▶ **Data excerpt**:
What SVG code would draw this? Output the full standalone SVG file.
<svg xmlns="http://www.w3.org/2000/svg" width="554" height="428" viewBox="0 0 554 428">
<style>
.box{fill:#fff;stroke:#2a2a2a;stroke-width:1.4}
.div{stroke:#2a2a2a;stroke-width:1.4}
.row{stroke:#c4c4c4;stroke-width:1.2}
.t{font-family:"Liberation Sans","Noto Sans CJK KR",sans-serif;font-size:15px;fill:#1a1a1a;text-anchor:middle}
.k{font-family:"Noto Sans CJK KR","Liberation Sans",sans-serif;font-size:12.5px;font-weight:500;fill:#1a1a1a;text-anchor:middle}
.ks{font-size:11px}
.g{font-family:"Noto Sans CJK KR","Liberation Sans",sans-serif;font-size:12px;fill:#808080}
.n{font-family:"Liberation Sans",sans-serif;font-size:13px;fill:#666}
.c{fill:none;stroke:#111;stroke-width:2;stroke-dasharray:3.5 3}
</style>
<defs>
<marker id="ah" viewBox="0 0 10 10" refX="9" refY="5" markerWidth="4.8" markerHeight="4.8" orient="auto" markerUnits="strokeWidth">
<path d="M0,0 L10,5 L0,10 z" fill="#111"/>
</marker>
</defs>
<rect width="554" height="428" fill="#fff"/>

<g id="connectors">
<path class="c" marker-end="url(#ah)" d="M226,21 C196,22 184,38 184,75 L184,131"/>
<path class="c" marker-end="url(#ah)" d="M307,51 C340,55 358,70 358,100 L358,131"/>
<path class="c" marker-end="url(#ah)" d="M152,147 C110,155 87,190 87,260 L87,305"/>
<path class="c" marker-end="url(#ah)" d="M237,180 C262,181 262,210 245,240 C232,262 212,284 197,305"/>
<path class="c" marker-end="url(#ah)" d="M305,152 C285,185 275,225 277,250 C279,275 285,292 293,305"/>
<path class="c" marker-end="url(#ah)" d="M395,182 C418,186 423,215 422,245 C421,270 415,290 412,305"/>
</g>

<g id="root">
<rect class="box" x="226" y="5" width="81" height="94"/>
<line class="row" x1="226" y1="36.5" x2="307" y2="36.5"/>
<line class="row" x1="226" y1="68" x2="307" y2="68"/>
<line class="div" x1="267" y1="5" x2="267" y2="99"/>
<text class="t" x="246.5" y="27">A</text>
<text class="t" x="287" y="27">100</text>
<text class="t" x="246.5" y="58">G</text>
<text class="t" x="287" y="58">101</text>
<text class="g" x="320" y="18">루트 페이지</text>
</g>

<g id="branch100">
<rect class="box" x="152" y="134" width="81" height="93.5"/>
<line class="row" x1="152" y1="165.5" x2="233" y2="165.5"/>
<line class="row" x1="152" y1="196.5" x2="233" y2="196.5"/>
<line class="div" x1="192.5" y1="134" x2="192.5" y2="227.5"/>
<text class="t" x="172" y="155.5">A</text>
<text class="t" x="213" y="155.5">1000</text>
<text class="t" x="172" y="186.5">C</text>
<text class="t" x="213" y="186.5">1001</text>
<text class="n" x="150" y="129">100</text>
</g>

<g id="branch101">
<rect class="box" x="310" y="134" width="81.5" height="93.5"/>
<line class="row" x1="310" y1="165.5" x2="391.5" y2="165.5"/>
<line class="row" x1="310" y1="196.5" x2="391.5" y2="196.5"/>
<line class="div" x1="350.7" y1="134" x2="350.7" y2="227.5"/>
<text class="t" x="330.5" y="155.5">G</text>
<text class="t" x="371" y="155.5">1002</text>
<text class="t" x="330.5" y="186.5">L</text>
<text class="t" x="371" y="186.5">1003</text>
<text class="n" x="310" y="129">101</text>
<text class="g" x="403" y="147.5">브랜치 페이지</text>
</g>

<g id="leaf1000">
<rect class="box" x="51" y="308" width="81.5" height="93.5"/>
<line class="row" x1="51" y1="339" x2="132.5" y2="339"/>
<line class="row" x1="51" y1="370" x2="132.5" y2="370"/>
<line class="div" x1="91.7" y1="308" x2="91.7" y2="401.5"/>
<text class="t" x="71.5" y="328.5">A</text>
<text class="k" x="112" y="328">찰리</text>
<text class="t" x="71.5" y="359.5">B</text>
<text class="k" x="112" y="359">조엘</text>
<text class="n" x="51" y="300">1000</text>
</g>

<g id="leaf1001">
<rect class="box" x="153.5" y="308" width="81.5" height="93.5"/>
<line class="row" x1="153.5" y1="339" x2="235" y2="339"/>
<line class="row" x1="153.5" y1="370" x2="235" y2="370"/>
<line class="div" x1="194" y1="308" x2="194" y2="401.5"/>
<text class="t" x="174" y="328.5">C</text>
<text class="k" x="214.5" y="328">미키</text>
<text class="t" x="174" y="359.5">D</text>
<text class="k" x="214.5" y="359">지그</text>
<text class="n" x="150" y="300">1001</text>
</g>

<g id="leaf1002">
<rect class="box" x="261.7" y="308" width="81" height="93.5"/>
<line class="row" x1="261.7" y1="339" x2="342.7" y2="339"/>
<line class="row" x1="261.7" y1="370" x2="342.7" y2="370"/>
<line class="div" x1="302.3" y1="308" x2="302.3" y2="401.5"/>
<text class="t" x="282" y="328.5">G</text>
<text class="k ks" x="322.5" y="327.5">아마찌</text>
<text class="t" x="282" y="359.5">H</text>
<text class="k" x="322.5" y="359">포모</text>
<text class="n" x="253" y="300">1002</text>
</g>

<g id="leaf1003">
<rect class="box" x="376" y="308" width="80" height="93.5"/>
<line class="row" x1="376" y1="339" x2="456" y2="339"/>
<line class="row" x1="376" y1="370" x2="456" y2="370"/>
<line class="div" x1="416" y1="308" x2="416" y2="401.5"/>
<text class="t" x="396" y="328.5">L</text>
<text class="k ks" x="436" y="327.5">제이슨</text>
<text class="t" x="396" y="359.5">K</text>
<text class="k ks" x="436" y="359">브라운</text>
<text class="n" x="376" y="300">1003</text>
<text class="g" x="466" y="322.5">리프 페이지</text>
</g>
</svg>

▶ **Requirements**: Copy out the material word for word and line for line.

▶ **Task answer**:
What SVG code would draw this? Output the full standalone SVG file.
<svg xmlns="http://www.w3.org/2000/svg" width="554" height="428" viewBox="0 0 554 428">
<style>
.box{fill:#fff;stroke:#2a2a2a;stroke-width:1.4}
.div{stroke:#2a2a2a;stroke-width:1.4}
.row{stroke:#c4c4c4;stroke-width:1.2}
.t{font-family:"Liberation Sans","Noto Sans CJK KR",sans-serif;font-size:15px;fill:#1a1a1a;text-anchor:middle}
.k{font-family:"Noto Sans CJK KR","Liberation Sans",sans-serif;font-size:12.5px;font-weight:500;fill:#1a1a1a;text-anchor:middle}
.ks{font-size:11px}
.g{font-family:"Noto Sans CJK KR","Liberation Sans",sans-serif;font-size:12px;fill:#808080}
.n{font-family:"Liberation Sans",sans-serif;font-size:13px;fill:#666}
.c{fill:none;stroke:#111;stroke-width:2;stroke-dasharray:3.5 3}
</style>
<defs>
<marker id="ah" viewBox="0 0 10 10" refX="9" refY="5" markerWidth="4.8" markerHeight="4.8" orient="auto" markerUnits="strokeWidth">
<path d="M0,0 L10,5 L0,10 z" fill="#111"/>
</marker>
</defs>
<rect width="554" height="428" fill="#fff"/>

<g id="connectors">
<path class="c" marker-end="url(#ah)" d="M226,21 C196,22 184,38 184,75 L184,131"/>
<path class="c" marker-end="url(#ah)" d="M307,51 C340,55 358,70 358,100 L358,131"/>
<path class="c" marker-end="url(#ah)" d="M152,147 C110,155 87,190 87,260 L87,305"/>
<path class="c" marker-end="url(#ah)" d="M237,180 C262,181 262,210 245,240 C232,262 212,284 197,305"/>
<path class="c" marker-end="url(#ah)" d="M305,152 C285,185 275,225 277,250 C279,275 285,292 293,305"/>
<path class="c" marker-end="url(#ah)" d="M395,182 C418,186 423,215 422,245 C421,270 415,290 412,305"/>
</g>

<g id="root">
<rect class="box" x="226" y="5" width="81" height="94"/>
<line class="row" x1="226" y1="36.5" x2="307" y2="36.5"/>
<line class="row" x1="226" y1="68" x2="307" y2="68"/>
<line class="div" x1="267" y1="5" x2="267" y2="99"/>
<text class="t" x="246.5" y="27">A</text>
<text class="t" x="287" y="27">100</text>
<text class="t" x="246.5" y="58">G</text>
<text class="t" x="287" y="58">101</text>
<text class="g" x="320" y="18">루트 페이지</text>
</g>

<g id="branch100">
<rect class="box" x="152" y="134" width="81" height="93.5"/>
<line class="row" x1="152" y1="165.5" x2="233" y2="165.5"/>
<line class="row" x1="152" y1="196.5" x2="233" y2="196.5"/>
<line class="div" x1="192.5" y1="134" x2="192.5" y2="227.5"/>
<text class="t" x="172" y="155.5">A</text>
<text class="t" x="213" y="155.5">1000</text>
<text class="t" x="172" y="186.5">C</text>
<text class="t" x="213" y="186.5">1001</text>
<text class="n" x="150" y="129">100</text>
</g>

<g id="branch101">
<rect class="box" x="310" y="134" width="81.5" height="93.5"/>
<line class="row" x1="310" y1="165.5" x2="391.5" y2="165.5"/>
<line class="row" x1="310" y1="196.5" x2="391.5" y2="196.5"/>
<line class="div" x1="350.7" y1="134" x2="350.7" y2="227.5"/>
<text class="t" x="330.5" y="155.5">G</text>
<text class="t" x="371" y="155.5">1002</text>
<text class="t" x="330.5" y="186.5">L</text>
<text class="t" x="371" y="186.5">1003</text>
<text class="n" x="310" y="129">101</text>
<text class="g" x="403" y="147.5">브랜치 페이지</text>
</g>

<g id="leaf1000">
<rect class="box" x="51" y="308" width="81.5" height="93.5"/>
<line class="row" x1="51" y1="339" x2="132.5" y2="339"/>
<line class="row" x1="51" y1="370" x2="132.5" y2="370"/>
<line class="div" x1="91.7" y1="308" x2="91.7" y2="401.5"/>
<text class="t" x="71.5" y="328.5">A</text>
<text class="k" x="112" y="328">찰리</text>
<text class="t" x="71.5" y="359.5">B</text>
<text class="k" x="112" y="359">조엘</text>
<text class="n" x="51" y="300">1000</text>
</g>

<g id="leaf1001">
<rect class="box" x="153.5" y="308" width="81.5" height="93.5"/>
<line class="row" x1="153.5" y1="339" x2="235" y2="339"/>
<line class="row" x1="153.5" y1="370" x2="235" y2="370"/>
<line class="div" x1="194" y1="308" x2="194" y2="401.5"/>
<text class="t" x="174" y="328.5">C</text>
<text class="k" x="214.5" y="328">미키</text>
<text class="t" x="174" y="359.5">D</text>
<text class="k" x="214.5" y="359">지그</text>
<text class="n" x="150" y="300">1001</text>
</g>

<g id="leaf1002">
<rect class="box" x="261.7" y="308" width="81" height="93.5"/>
<line class="row" x1="261.7" y1="339" x2="342.7" y2="339"/>
<line class="row" x1="261.7" y1="370" x2="342.7" y2="370"/>
<line class="div" x1="302.3" y1="308" x2="302.3" y2="401.5"/>
<text class="t" x="282" y="328.5">G</text>
<text class="k ks" x="322.5" y="327.5">아마찌</text>
<text class="t" x="282" y="359.5">H</text>
<text class="k" x="322.5" y="359">포모</text>
<text class="n" x="253" y="300">1002</text>
</g>

<g id="leaf1003">
<rect class="box" x="376" y="308" width="80" height="93.5"/>
<line class="row" x1="376" y1="339" x2="456" y2="339"/>
<line class="row" x1="376" y1="370" x2="456" y2="370"/>
<line class="div" x1="416" y1="308" x2="416" y2="401.5"/>
<text class="t" x="396" y="328.5">L</text>
<text class="k ks" x="436" y="327.5">제이슨</text>
<text class="t" x="396" y="359.5">K</text>
<text class="k ks" x="436" y="359">브라운</text>
<text class="n" x="376" y="300">1003</text>
<text class="g" x="466" y="322.5">리프 페이지</text>
</g>
</svg>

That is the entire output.